Execute the base plan, compare the result with the reference (DuckDB or Presto) and use it as the expected result.
Execute the alter plan multiple times with and without spill, and compare each result with the expected result.
- Iteration: This process is repeated multiple times to ensure reliability and robustness. 
How to run¶
Use velox_row_number_fuzzer to run RowNumberFuzzer
velox/exec/fuzzer/velox_row_number_fuzzer --seed 123 --duration_sec 60
Similarly, use velox_topn_row_number_fuzzer to run TopNRowNumberFuzzer
velox/exec/fuzzer/velox_topn_row_number_fuzzer --seed 123 --duration_sec 60
By default, the fuzzer will go through 10 iterations. Use –steps or –duration-sec flag to run fuzzer for longer. Use –seed to reproduce fuzzer failures.
Here is a full list of supported command line arguments.
- –-steps: How many iterations to run. Each iteration generates and evaluates one expression or aggregation. Default is 10.
- –-duration_sec: For how long to run in seconds. If both- -–stepsand- -–duration_secare specified, –duration_sec takes precedence.
- –-seed: The seed to generate random expressions and input vectors with.
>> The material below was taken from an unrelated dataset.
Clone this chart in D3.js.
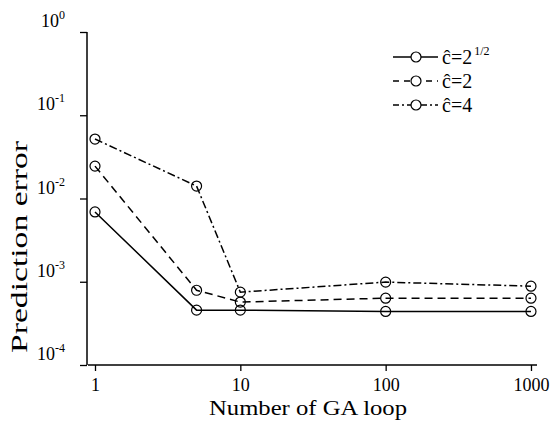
<!DOCTYPE html>
<html><head><meta charset="utf-8">
<script src="https://cdn.jsdelivr.net/npm/d3@7"></script>
<style>
body{margin:0;background:#fff;}
svg text{font-family:"Liberation Serif","Times New Roman",serif;fill:#000;}
</style></head>
<body><svg id="c" width="559" height="426"></svg>
<script>
const loops = [1, 5, 10, 100, 1000];
const seriesNames = ["ĉ=2", "ĉ=2", "ĉ=4"];
const seriesSup = ["1/2", "", ""];
const errSqrt2 = [0.0069, 0.000456, 0.000456, 0.00044, 0.00044];
const err2 = [0.0245, 0.00079, 0.00057, 0.000635, 0.000635];
const err4 = [0.0518, 0.0141, 0.00075, 0.00099, 0.000885];
const xTicks = [1, 10, 100, 1000];
const yTicks = [1, 0.1, 0.01, 0.001, 0.0001];
const yTickExp = ["0", "-1", "-2", "-3", "-4"];

const series = [
  {name: seriesNames[0], sup: seriesSup[0], values: errSqrt2, dash: null, legDash: null},
  {name: seriesNames[1], sup: seriesSup[1], values: err2, dash: "8,5", legDash: "6,5"},
  {name: seriesNames[2], sup: seriesSup[2], values: err4, dash: "8,3,2,3", legDash: "6,3,2,3"}
];

const svg = d3.select("#c");
const x = d3.scaleLog().domain([0.895, 1100]).range([88, 537]);
const y = d3.scaleLog().domain([1e-4, 1]).range([365, 32]);

// x axis
const minors = [];
for (let d = 1; d <= 100; d *= 10) for (let k = 2; k <= 9; k++) minors.push(d * k);
const gx = svg.append("g").attr("transform", "translate(0,365)");
gx.call(d3.axisBottom(x).tickValues(minors).tickSize(4).tickFormat(""));
gx.call(d3.axisBottom(x).tickValues(xTicks).tickSize(6).tickFormat(d3.format("d")).tickPadding(7));
gx.attr("font-family", "Liberation Serif").attr("font-size", 18);
gx.select(".domain").attr("d", "M88,0H537").attr("stroke-width", 1.5);
gx.selectAll("line").attr("stroke-width", 1.3);
gx.selectAll("text").attr("font-size", 18);

// y axis
const gy = svg.append("g").attr("transform", "translate(87,0)");
gy.call(d3.axisLeft(y).tickValues(yTicks).tickSize(7).tickFormat(""));
gy.select(".domain").attr("d", "M0,32V365").attr("stroke-width", 1.5);
gy.selectAll("line").attr("stroke-width", 1.3);
yTicks.forEach((t, i) => {
  const tx = svg.append("text").attr("x", 65).attr("y", y(t) - 5)
    .attr("text-anchor", "end").attr("font-size", 18);
  tx.append("tspan").text("10");
  tx.append("tspan").attr("dy", -8).attr("font-size", 12).text(yTickExp[i]);
});

// titles
svg.append("text").attr("x", 308).attr("y", 415).attr("text-anchor", "middle")
  .attr("font-size", 22).attr("textLength", 198).attr("lengthAdjust", "spacingAndGlyphs")
  .text("Number  of  GA loop");
svg.append("text").attr("transform", "translate(27,247) rotate(-90)")
  .attr("text-anchor", "middle").attr("font-size", 23)
  .attr("textLength", 212).attr("lengthAdjust", "spacingAndGlyphs")
  .text("Prediction error");

// lines + markers
const line = d3.line().x((d, i) => x(loops[i])).y(d => y(d));
series.forEach(s => {
  svg.append("path").datum(s.values).attr("d", line)
    .attr("fill", "none").attr("stroke", "#000").attr("stroke-width", 1.5)
    .attr("stroke-dasharray", s.dash);
  svg.selectAll(null).data(s.values).enter().append("circle")
    .attr("cx", (d, i) => x(loops[i])).attr("cy", d => y(d)).attr("r", 5)
    .attr("fill", "none").attr("stroke", "#000").attr("stroke-width", 1.2);
});

// legend
const legY = [57, 81, 105];
series.forEach((s, i) => {
  const ly = legY[i];
  svg.append("line").attr("x1", 393).attr("x2", 438).attr("y1", ly).attr("y2", ly)
    .attr("stroke", "#000").attr("stroke-width", 1.5).attr("stroke-dasharray", s.legDash);
  svg.append("circle").attr("cx", 416).attr("cy", ly).attr("r", 5)
    .attr("fill", "#fff").attr("stroke", "#000").attr("stroke-width", 1.2);
  const t = svg.append("text").attr("x", 442).attr("y", ly + 7).attr("font-size", 20);
  t.append("tspan").text(s.name);
  if (s.sup) t.append("tspan").attr("dy", -9).attr("dx", 2).attr("font-size", 12).text(s.sup);
});
</script></body></html>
- –-v=1: Verbose logging (from Google Logging Library).
- –-batch_size: The size of input vectors to generate. Default is 100.
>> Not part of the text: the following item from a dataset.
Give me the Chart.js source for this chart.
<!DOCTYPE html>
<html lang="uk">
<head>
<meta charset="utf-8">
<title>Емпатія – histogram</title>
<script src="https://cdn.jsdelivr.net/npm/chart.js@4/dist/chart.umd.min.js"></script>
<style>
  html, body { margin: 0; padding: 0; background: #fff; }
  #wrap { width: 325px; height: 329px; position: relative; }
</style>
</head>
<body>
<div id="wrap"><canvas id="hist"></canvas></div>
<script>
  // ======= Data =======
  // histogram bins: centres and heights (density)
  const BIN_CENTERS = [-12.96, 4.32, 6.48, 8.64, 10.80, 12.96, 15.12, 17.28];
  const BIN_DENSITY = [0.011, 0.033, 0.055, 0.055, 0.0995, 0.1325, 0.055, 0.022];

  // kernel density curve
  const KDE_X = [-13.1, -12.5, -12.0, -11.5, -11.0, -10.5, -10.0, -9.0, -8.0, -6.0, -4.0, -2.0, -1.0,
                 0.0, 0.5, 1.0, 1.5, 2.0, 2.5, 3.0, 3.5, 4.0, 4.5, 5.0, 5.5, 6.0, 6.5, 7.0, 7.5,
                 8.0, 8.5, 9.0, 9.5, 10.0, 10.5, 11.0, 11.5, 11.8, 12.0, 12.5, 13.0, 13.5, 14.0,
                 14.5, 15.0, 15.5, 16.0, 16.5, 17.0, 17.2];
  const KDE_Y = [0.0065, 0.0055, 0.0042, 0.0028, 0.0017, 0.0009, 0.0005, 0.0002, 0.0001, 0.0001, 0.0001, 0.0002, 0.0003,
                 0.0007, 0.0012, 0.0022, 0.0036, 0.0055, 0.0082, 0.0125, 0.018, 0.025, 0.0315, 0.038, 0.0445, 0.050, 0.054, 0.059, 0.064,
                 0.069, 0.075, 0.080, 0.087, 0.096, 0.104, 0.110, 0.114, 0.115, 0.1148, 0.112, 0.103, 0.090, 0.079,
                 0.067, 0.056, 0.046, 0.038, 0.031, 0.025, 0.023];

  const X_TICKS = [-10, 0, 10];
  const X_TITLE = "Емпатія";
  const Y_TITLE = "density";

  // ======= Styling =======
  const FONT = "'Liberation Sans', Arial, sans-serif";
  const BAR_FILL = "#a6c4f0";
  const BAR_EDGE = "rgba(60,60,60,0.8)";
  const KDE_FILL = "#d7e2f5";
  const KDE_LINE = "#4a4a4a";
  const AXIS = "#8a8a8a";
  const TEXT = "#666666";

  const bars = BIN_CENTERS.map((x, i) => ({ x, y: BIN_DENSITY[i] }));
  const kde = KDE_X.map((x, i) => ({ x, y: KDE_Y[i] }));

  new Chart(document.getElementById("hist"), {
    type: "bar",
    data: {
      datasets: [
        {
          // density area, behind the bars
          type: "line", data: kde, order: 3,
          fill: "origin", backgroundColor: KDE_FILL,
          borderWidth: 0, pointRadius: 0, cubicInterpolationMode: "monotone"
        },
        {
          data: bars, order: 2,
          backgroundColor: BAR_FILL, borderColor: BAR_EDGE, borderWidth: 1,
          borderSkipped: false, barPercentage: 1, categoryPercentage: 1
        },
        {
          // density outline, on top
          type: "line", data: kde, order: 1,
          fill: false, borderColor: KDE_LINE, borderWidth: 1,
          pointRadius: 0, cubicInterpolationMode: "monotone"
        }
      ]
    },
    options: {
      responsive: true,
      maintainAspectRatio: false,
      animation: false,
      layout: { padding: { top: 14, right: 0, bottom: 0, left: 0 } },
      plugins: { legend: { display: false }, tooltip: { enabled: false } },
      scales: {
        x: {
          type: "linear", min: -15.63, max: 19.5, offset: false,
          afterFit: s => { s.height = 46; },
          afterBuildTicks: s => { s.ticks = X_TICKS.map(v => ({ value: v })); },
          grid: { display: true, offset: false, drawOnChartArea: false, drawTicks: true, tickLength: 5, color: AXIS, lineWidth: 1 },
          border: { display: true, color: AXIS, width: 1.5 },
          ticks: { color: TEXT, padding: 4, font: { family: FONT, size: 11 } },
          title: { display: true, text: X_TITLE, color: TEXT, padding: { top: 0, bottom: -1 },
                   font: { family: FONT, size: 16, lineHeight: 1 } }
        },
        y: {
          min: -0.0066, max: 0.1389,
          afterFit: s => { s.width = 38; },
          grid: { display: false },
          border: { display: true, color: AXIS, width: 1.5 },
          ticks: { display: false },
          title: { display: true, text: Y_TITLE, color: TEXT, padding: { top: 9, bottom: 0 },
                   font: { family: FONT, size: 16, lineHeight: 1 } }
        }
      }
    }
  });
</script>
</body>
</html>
- --num_batches: The number of input vectors of size –batch_size to generate. Default is 5.
- --enable_spill: Whether to test with spilling or not. Default is true.
- --presto_urlThe PrestoQueryRunner url along with its port number.
- --req_timeout_msTimeout in milliseconds of an HTTP request to the PrestoQueryRunner.
- --arbitrator_capacity: Arbitrator capacity in bytes. Default is 6L << 30.
- --allocator_capacity: Allocator capacity in bytes. Default is 8L << 30.
If running from CLion IDE, add --logtostderr=1 to see the full output.